Alan Demzer, Private Investor: Yes. Hello. I just heard my question answered regarding stock buyback program that you announced, and I would just urge you to take a look at the economics of that you might find being more aggressive on this program behooves you. I urge you to, given the fact that you expect things to stabilize in the marketplace and NAV-wise to really go forward with a, you know, clear eye about the value that is inherent in buying back your stock. Thank you.
Jason Reese, Executive Chairman of the Board, Great Elm Capital Corporation: Alan, it’s Jason. I can promise you that the board is taking this very seriously and looking at this every day.
Alan Demzer, Private Investor: Thanks.
Operator: Thank you. There are no further questions at this time. I would like to hand the floor back over to Jason Reese, Executive Chairman, for closing remarks.

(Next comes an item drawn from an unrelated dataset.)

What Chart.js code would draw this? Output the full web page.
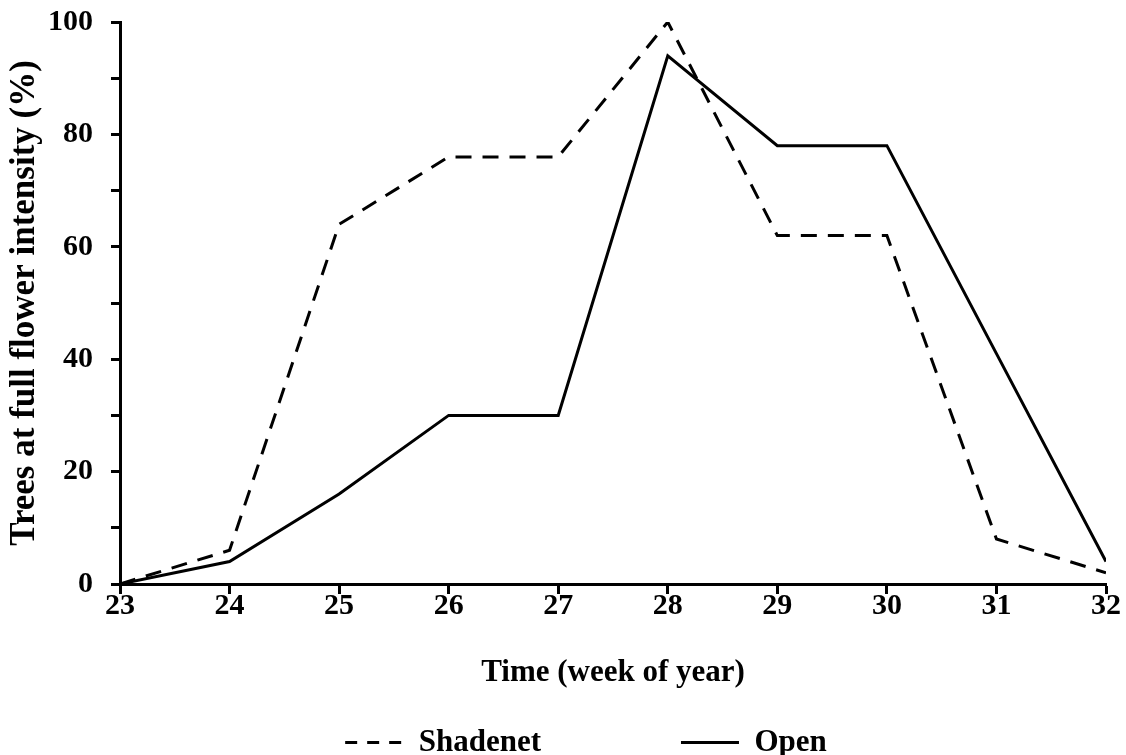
<!DOCTYPE html>
<html>
<head>
<meta charset="utf-8">
<script src="https://cdn.jsdelivr.net/npm/chart.js@4.4.0/dist/chart.umd.min.js"></script>
<style>
  html, body { margin: 0; padding: 0; background: #fff; }
  #wrap { width: 1126px; height: 755px; }
</style>
</head>
<body>
<div id="wrap"><canvas id="flowerChart"></canvas></div>
<script>
const weeks = [23, 24, 25, 26, 27, 28, 29, 30, 31, 32];
const shadenet = [0, 6, 64, 76, 76, 100, 62, 62, 8, 2];
const open = [0, 4, 16, 30, 30, 94, 78, 78, 41, 4];
const yLabels = [0, 20, 40, 60, 80, 100];

const serif = "'Liberation Serif', 'Times New Roman', serif";

const toPoints = vals => weeks.map((w, i) => ({ x: w, y: vals[i] }));

// nudge the legend a bit to the right, like the original figure
const legendShift = {
  id: 'legendShift',
  afterLayout(c) {
    if (c.legend) c.legend.left += 62;
  }
};

const ctx = document.getElementById('flowerChart').getContext('2d');
const chart = new Chart(ctx, {
  type: 'line',
  data: {
    datasets: [{
      label: 'Shadenet',
      data: toPoints(shadenet),
      borderColor: '#000',
      borderWidth: 3,
      borderDash: [16, 11],
      pointRadius: 0,
      tension: 0,
      fill: false
    }, {
      label: 'Open',
      data: toPoints(open),
      borderColor: '#000',
      borderWidth: 3,
      pointRadius: 0,
      tension: 0,
      fill: false
    }]
  },
  plugins: [legendShift],
  options: {
    responsive: true,
    maintainAspectRatio: false,
    animation: false,
    layout: { padding: { top: 0, right: 20, left: 4, bottom: -13 } },
    plugins: {
      tooltip: { enabled: false },
      legend: {
        position: 'bottom',
        labels: {
          usePointStyle: true,
          pointStyle: 'line',
          pointStyleWidth: 58,
          color: '#000',
          padding: 16,
          font: { family: serif, size: 31, weight: 'bold' },
          // dashed sample for the dashed series, wide gap after the first item
          generateLabels: c => {
            const items = Chart.defaults.plugins.legend.labels.generateLabels(c);
            items.forEach((it, i) => {
              const ds = c.data.datasets[it.datasetIndex];
              it.lineDash = ds.borderDash ? [12, 10] : [];
              it.lineWidth = 3;
              if (i < items.length - 1) it.text += '\u00a0'.repeat(16);
            });
            return items;
          }
        }
      }
    },
    scales: {
      x: {
        type: 'linear',
        min: 23,
        max: 32,
        border: { display: true, color: '#000', width: 3 },
        grid: { drawOnChartArea: false, color: '#000', tickLength: 10, tickWidth: 3 },
        ticks: {
          stepSize: 1,
          color: '#000',
          padding: -3,
          font: { family: serif, size: 30, weight: 'bold', lineHeight: 1 }
        },
        title: {
          display: true,
          text: 'Time (week of year)',
          color: '#000',
          padding: { top: 33, bottom: 19 },
          font: { family: serif, size: 31, weight: 'bold' }
        },
        afterFit: scale => { scale.height = 127; }
      },
      y: {
        min: 0,
        max: 100,
        border: { display: true, color: '#000', width: 3 },
        grid: { drawOnChartArea: false, color: '#000', tickLength: 9, tickWidth: 3 },
        ticks: {
          stepSize: 10,
          color: '#000',
          padding: 18,
          font: { family: serif, size: 30, weight: 'bold', lineHeight: 1 },
          callback: v => (yLabels.includes(v) ? v : '')
        },
        title: {
          display: true,
          text: 'Trees at full flower intensity (%)',
          color: '#000',
          padding: { top: 3, bottom: 0 },
          font: { family: serif, size: 35, weight: 'bold', lineHeight: 1.05 }
        },
        afterFit: scale => {
          scale.width = 116;
          scale.paddingTop = 22;
        }
      }
    }
  }
});
</script>
</body>
</html>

Jason Reese, Executive Chairman of the Board, Great Elm Capital Corporation: Thank you again for joining us today. We’re closing the period with a strong governance framework, enhanced oversight, and a portfolio that is meaningfully more resilient. Our priorities are clear: protect capital, generate sustainable NII, and methodically rebuild NAV over time through disciplined credit execution. The actions we’ve taken, waiving incentive fees, strengthening our credit leadership, enhancing board engagement, improving portfolio quality, and maintaining liquidity reflect a clear commitment to accountability and long-term value creation. We believe GECC is operating from a position of balance sheet strength with the flexibility and underwriting discipline required to navigate uncertainty and capitalize on attractive opportunities as they emerge. We appreciate your continued support and look forward to updating you on our progress next quarter. Thank you.
Operator: This concludes today’s conference. We thank you again for your participation. You may disconnect your lines at this time.